=== Aim of the task ===
Copy every entry word for word, but skip the pictures.

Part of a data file
------------

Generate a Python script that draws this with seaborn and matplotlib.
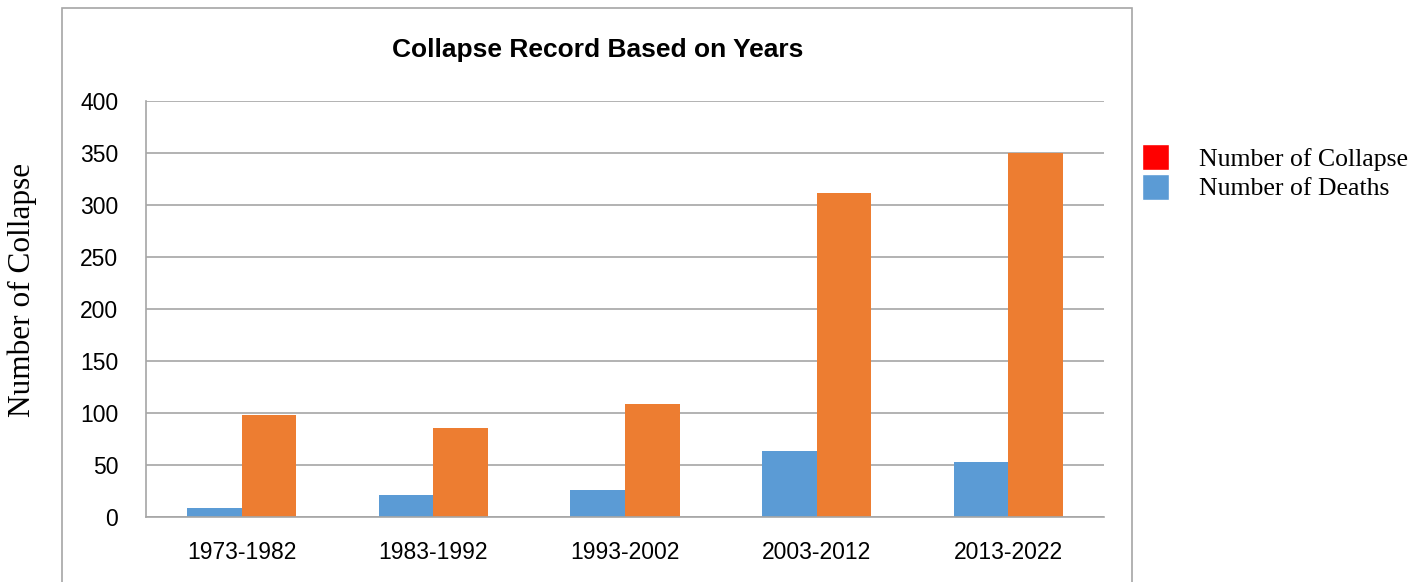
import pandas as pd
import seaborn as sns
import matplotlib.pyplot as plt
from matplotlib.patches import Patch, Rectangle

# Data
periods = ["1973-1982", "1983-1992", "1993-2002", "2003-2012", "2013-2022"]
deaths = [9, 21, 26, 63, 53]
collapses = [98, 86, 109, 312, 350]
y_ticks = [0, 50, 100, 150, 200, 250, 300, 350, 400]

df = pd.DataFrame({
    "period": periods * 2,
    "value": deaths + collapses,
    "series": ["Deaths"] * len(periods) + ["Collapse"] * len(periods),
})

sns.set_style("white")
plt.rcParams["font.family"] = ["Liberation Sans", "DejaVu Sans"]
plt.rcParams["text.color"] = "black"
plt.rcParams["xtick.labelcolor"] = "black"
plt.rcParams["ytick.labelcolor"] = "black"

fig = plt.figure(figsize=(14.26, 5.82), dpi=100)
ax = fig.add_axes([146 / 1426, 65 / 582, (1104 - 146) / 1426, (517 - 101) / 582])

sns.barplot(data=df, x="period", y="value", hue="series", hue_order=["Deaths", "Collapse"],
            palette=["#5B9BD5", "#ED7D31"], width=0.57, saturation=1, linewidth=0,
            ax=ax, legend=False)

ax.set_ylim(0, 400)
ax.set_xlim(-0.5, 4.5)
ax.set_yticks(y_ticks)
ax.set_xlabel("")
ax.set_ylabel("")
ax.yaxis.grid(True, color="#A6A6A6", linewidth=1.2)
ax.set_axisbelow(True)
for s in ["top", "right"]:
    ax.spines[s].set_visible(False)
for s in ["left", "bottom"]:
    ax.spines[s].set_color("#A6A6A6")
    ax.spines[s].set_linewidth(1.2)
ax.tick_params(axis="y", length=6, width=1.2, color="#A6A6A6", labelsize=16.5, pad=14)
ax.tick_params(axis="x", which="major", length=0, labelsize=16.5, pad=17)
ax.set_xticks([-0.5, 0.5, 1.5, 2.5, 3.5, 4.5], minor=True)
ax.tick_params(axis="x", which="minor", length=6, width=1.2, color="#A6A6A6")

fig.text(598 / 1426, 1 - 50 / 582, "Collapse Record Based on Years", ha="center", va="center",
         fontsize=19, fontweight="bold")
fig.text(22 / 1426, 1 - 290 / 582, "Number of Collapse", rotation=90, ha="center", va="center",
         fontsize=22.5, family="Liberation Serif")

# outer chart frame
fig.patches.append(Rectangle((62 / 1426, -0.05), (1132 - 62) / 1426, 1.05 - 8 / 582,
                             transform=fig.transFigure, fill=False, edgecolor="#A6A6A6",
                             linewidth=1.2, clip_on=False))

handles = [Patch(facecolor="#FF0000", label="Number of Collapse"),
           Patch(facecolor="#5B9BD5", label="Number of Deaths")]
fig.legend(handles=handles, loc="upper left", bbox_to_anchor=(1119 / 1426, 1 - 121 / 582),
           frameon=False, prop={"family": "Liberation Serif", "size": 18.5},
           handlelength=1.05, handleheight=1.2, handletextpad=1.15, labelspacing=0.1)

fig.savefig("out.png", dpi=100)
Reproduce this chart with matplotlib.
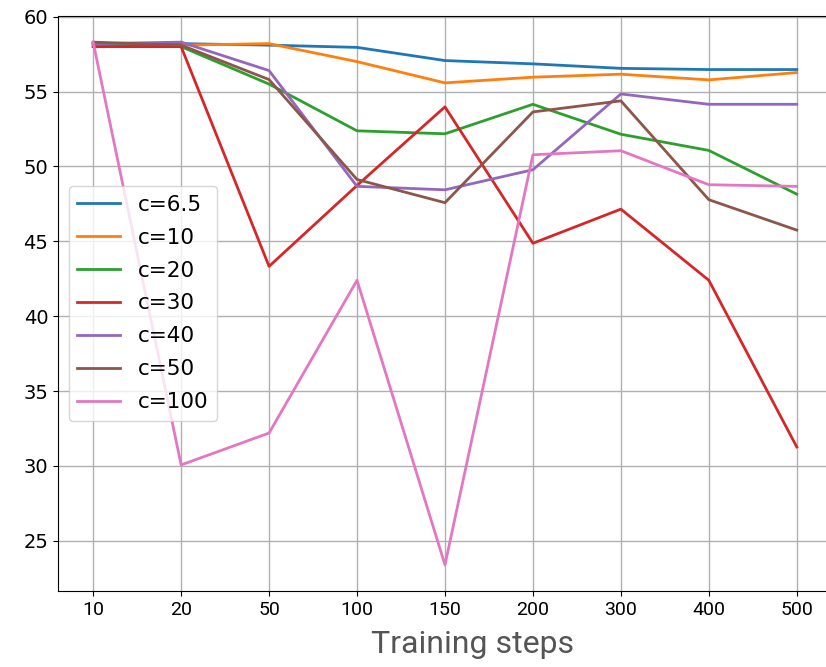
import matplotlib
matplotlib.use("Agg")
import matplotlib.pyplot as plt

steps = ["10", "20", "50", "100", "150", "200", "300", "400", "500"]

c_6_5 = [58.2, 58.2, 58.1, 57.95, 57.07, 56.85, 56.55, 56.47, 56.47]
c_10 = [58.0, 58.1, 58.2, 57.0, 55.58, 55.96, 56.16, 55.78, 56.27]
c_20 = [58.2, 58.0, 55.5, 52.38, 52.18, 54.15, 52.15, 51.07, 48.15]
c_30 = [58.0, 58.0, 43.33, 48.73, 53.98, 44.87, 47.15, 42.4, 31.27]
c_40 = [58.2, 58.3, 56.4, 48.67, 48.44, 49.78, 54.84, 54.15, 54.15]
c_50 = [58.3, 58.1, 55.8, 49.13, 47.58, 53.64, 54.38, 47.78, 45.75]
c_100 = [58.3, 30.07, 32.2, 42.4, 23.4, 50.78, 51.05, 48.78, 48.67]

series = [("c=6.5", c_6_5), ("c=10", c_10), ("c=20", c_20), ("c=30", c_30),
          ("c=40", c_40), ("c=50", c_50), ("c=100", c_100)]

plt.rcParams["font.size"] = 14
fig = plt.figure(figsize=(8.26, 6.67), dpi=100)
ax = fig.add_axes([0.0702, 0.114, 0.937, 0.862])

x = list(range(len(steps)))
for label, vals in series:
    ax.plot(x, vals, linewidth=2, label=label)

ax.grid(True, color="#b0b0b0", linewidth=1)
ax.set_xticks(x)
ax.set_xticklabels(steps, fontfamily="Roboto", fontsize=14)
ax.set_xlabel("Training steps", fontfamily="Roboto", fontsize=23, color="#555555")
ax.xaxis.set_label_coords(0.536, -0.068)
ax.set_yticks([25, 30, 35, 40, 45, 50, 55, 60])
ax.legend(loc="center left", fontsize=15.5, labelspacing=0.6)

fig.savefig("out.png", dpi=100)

------------

=== Answer below ===
Generate a Python script that draws this with seaborn and matplotlib.
import pandas as pd
import seaborn as sns
import matplotlib.pyplot as plt
from matplotlib.patches import Patch, Rectangle

# Data
periods = ["1973-1982", "1983-1992", "1993-2002", "2003-2012", "2013-2022"]
deaths = [9, 21, 26, 63, 53]
collapses = [98, 86, 109, 312, 350]
y_ticks = [0, 50, 100, 150, 200, 250, 300, 350, 400]

df = pd.DataFrame({
    "period": periods * 2,
    "value": deaths + collapses,
    "series": ["Deaths"] * len(periods) + ["Collapse"] * len(periods),
})

sns.set_style("white")
plt.rcParams["font.family"] = ["Liberation Sans", "DejaVu Sans"]
plt.rcParams["text.color"] = "black"
plt.rcParams["xtick.labelcolor"] = "black"
plt.rcParams["ytick.labelcolor"] = "black"

fig = plt.figure(figsize=(14.26, 5.82), dpi=100)
ax = fig.add_axes([146 / 1426, 65 / 582, (1104 - 146) / 1426, (517 - 101) / 582])

sns.barplot(data=df, x="period", y="value", hue="series", hue_order=["Deaths", "Collapse"],
            palette=["#5B9BD5", "#ED7D31"], width=0.57, saturation=1, linewidth=0,
            ax=ax, legend=False)

ax.set_ylim(0, 400)
ax.set_xlim(-0.5, 4.5)
ax.set_yticks(y_ticks)
ax.set_xlabel("")
ax.set_ylabel("")
ax.yaxis.grid(True, color="#A6A6A6", linewidth=1.2)
ax.set_axisbelow(True)
for s in ["top", "right"]:
    ax.spines[s].set_visible(False)
for s in ["left", "bottom"]:
    ax.spines[s].set_color("#A6A6A6")
    ax.spines[s].set_linewidth(1.2)
ax.tick_params(axis="y", length=6, width=1.2, color="#A6A6A6", labelsize=16.5, pad=14)
ax.tick_params(axis="x", which="major", length=0, labelsize=16.5, pad=17)
ax.set_xticks([-0.5, 0.5, 1.5, 2.5, 3.5, 4.5], minor=True)
ax.tick_params(axis="x", which="minor", length=6, width=1.2, color="#A6A6A6")

fig.text(598 / 1426, 1 - 50 / 582, "Collapse Record Based on Years", ha="center", va="center",
         fontsize=19, fontweight="bold")
fig.text(22 / 1426, 1 - 290 / 582, "Number of Collapse", rotation=90, ha="center", va="center",
         fontsize=22.5, family="Liberation Serif")

# outer chart frame
fig.patches.append(Rectangle((62 / 1426, -0.05), (1132 - 62) / 1426, 1.05 - 8 / 582,
                             transform=fig.transFigure, fill=False, edgecolor="#A6A6A6",
                             linewidth=1.2, clip_on=False))

handles = [Patch(facecolor="#FF0000", label="Number of Collapse"),
           Patch(facecolor="#5B9BD5", label="Number of Deaths")]
fig.legend(handles=handles, loc="upper left", bbox_to_anchor=(1119 / 1426, 1 - 121 / 582),
           frameon=False, prop={"family": "Liberation Serif", "size": 18.5},
           handlelength=1.05, handleheight=1.2, handletextpad=1.15, labelspacing=0.1)

fig.savefig("out.png", dpi=100)
Reproduce this chart with matplotlib.
import matplotlib
matplotlib.use("Agg")
import matplotlib.pyplot as plt

steps = ["10", "20", "50", "100", "150", "200", "300", "400", "500"]

c_6_5 = [58.2, 58.2, 58.1, 57.95, 57.07, 56.85, 56.55, 56.47, 56.47]
c_10 = [58.0, 58.1, 58.2, 57.0, 55.58, 55.96, 56.16, 55.78, 56.27]
c_20 = [58.2, 58.0, 55.5, 52.38, 52.18, 54.15, 52.15, 51.07, 48.15]
c_30 = [58.0, 58.0, 43.33, 48.73, 53.98, 44.87, 47.15, 42.4, 31.27]
c_40 = [58.2, 58.3, 56.4, 48.67, 48.44, 49.78, 54.84, 54.15, 54.15]
c_50 = [58.3, 58.1, 55.8, 49.13, 47.58, 53.64, 54.38, 47.78, 45.75]
c_100 = [58.3, 30.07, 32.2, 42.4, 23.4, 50.78, 51.05, 48.78, 48.67]

series = [("c=6.5", c_6_5), ("c=10", c_10), ("c=20", c_20), ("c=30", c_30),
          ("c=40", c_40), ("c=50", c_50), ("c=100", c_100)]

plt.rcParams["font.size"] = 14
fig = plt.figure(figsize=(8.26, 6.67), dpi=100)
ax = fig.add_axes([0.0702, 0.114, 0.937, 0.862])

x = list(range(len(steps)))
for label, vals in series:
    ax.plot(x, vals, linewidth=2, label=label)

ax.grid(True, color="#b0b0b0", linewidth=1)
ax.set_xticks(x)
ax.set_xticklabels(steps, fontfamily="Roboto", fontsize=14)
ax.set_xlabel("Training steps", fontfamily="Roboto", fontsize=23, color="#555555")
ax.xaxis.set_label_coords(0.536, -0.068)
ax.set_yticks([25, 30, 35, 40, 45, 50, 55, 60])
ax.legend(loc="center left", fontsize=15.5, labelspacing=0.6)

fig.savefig("out.png", dpi=100)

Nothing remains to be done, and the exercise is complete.